DAWKINS: Menurut hemat saya, pertanyaan moral seperti pada penelitian transplantasi sel pada pokoknya adalah apakah muncul penderitaan.
Dalam kasus ini jelas tidak ada yang menderita. Embrio tidak punya
sistem syaraf. Tapi bukan itu isu yang diangkat ke publik. Isunya
adalah, Apakah Mereka Manusia? Jika Anda seorang moralis absolut, Anda
akan bilang, “Sel-sel itu adalah manusia, dan oleh karena itu mereka
berhak atas sejumlah perlakuan moral khusus.” Moralis absolut tidak
selalu datang dari agama, tetapi biasanya sih begitu. Kita menjagal
binatang non-manusia di rumah jagal, dan mereka punya sistem syaraf dan
menderita. Orang beragama tidak terlalu peduli pada penderitaan mereka.
COLLINS: Memangnya manusia punya perbedaan moral yang tajam dibandingkan sapi?
DAWKINS: Manusia punya tanggungjawab moral karena mampu berpikir.
TIME: Apakah Anda berdua punya kesimpulan?
COLLINS: Saya cuma mau menyampaikan
bahwa selama lebih daripada seperempat abad, sebagai ilmuwan dan orang
beragama, saya samasekali tidak menemukan benturan antara sepakat dengan
Richard dalam praktik atas apa yang ia simpulkan mengenai alam, dan
juga menyatakan bahwa saya masih bisa menerima dan memeluk kemungkinan
bahwa ada jawaban-jawaban yang tidak bisa dijawab oleh sains tentang
Alam-pertanyaan tentang MENGAPA, alih-alih BAGAIMANA. Saya tertarik pada
MENGAPA. Saya menemukan banyak jawaban atas pertanyaan-pertanyaan itu
pada agama. Hal itu tidak merusak kemampuan saya berpikir sebagai ilmuwan.
DAWKINS: Pikiranku tidak tertutup
sebagaimana kamu sering bilang Francis. Pikiranku sih terbuka pada
hal-hal paling menakjubkan serba-kemungkinan di masa depan, yang bahkan
tidak pernah saya dan kamu bayangkan. Saya skeptis pada gagasan bahwa
seberapa menakjubkan pun penemuan dalam sains di masa depan, hal itu
akan menjadi bagian sejarah agama yang didambakan oleh orang-orang.

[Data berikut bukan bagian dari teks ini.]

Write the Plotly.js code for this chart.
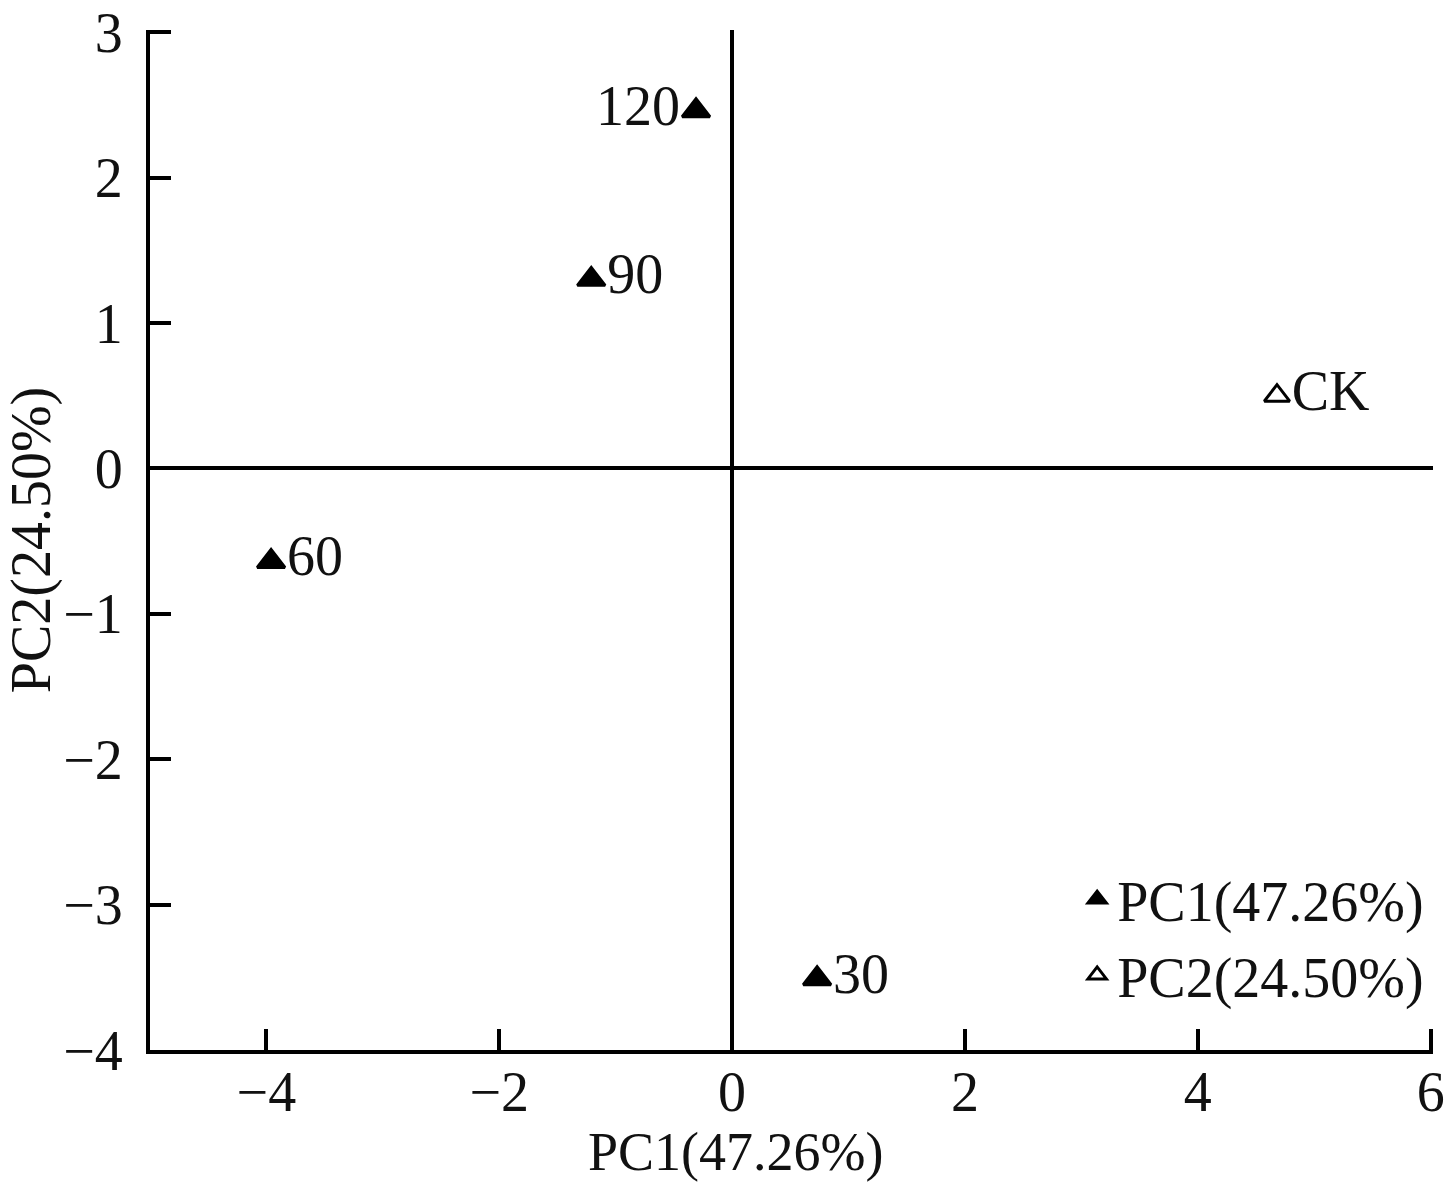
<!DOCTYPE html>
<html>
<head>
<meta charset="utf-8">
<script src="https://cdn.plot.ly/plotly-3.0.1.min.js"></script>
<style>body{margin:0;background:#fff}#chart{width:1444px;height:1188px}</style>
</head>
<body>
<div id="chart"></div>
<script>
// Filled triangles (treatments)
const pc1Labels = ["120", "90", "60", "30"];
const pc1X = [-0.31, -1.21, -3.96, 0.73];
const pc1Y = [2.46, 1.30, -0.64, -3.51];
const pc1TextPos = ["middle left", "middle right", "middle right", "middle right"];
// Open triangle (control)
const pc2Labels = ["CK"];
const pc2X = [4.68];
const pc2Y = [0.50];
const seriesNames = ["PC1(47.26%)", "PC2(24.50%)"];
const xTicks = [-4, -2, 0, 2, 4, 6];
const yTicks = [-4, -3, -2, -1, 0, 1, 2, 3];
const xTitle = "PC1(47.26%)";
const yTitle = "PC2(24.50%)";

const FONT = "Liberation Serif, DejaVu Serif, serif";
const FS = 56;
const traces = [
  {
    x: pc1X, y: pc1Y, text: pc1Labels, name: seriesNames[0],
    mode: "markers+text", type: "scatter", textposition: pc1TextPos,
    marker: {symbol: "triangle-up", size: 24, color: "#000", line: {color: "#000", width: 3}},
    textfont: {family: FONT, size: FS, color: "#111"}
  },
  {
    x: pc2X, y: pc2Y, text: pc2Labels, name: seriesNames[1],
    mode: "markers+text", type: "scatter", textposition: "middle right",
    marker: {symbol: "triangle-up-open", size: 22, color: "#000", line: {color: "#000", width: 3}},
    textfont: {family: FONT, size: FS, color: "#111"}
  }
];
const axisCommon = {
  showgrid: false, zeroline: true, zerolinecolor: "#000", zerolinewidth: 4,
  showline: true, linecolor: "#000", linewidth: 4, mirror: false,
  ticks: "inside", ticklen: 21, tickwidth: 4, tickcolor: "#000",
  ticklabeloverflow: "allow",
  tickfont: {family: FONT, size: FS, color: "#111"}
};
const layout = {
  width: 1444, height: 1188,
  margin: {l: 150, r: 11, t: 30, b: 138},
  paper_bgcolor: "#fff", plot_bgcolor: "#fff",
  showlegend: true,
  legend: {
    x: 0.997, y: 0.19, xanchor: "right", yanchor: "top",
    font: {family: FONT, size: FS, color: "#111"},
    bgcolor: "rgba(0,0,0,0)", tracegroupgap: 0, itemwidth: 30
  },
  xaxis: Object.assign({}, axisCommon, {
    range: [-5, 6.02], tickvals: xTicks, ticklabelstandoff: -10
  }),
  yaxis: Object.assign({}, axisCommon, {
    range: [-4, 3.015], tickvals: yTicks, ticklabelstandoff: 12,
    title: {text: yTitle, font: {family: FONT, size: FS, color: "#111"}, standoff: 14}
  }),
  annotations: [{
    text: xTitle, xref: "paper", yref: "paper", x: 0.457, y: -0.10,
    xanchor: "center", yanchor: "middle", showarrow: false,
    font: {family: FONT, size: 54, color: "#111"}
  }]
};
Plotly.newPlot("chart", traces, layout, {displayModeBar: false});
</script>
</body>
</html>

Ketika kita mulai dan membahas tentang asal-usul Alam Semesta dan
konstanta-konstanta fisika, aku jelaskan bahwa apa yang aku pikir
sebagai alasan masuk-akal melawan perancang adigaib. Tapi kelihatannya
hal itu merupakan gagasan yang penting. Bisa dibantah-tapi paling tidak
agung dan cukup besar untuk dihormati. Aku sih tidak melihat dewa-dewi
di Gunung Olimpus atau kelahiran dan kematian Yesus di salib sebagai hal
yang berharga untuk dihormati. Ide-ide itu terlihat picik. Jikalau
Tuhan ada, maka dia jauh lebih besar dan jauh lebih sulit dipahami
daripada yang pernah diajarkan oleh teolog semua agama.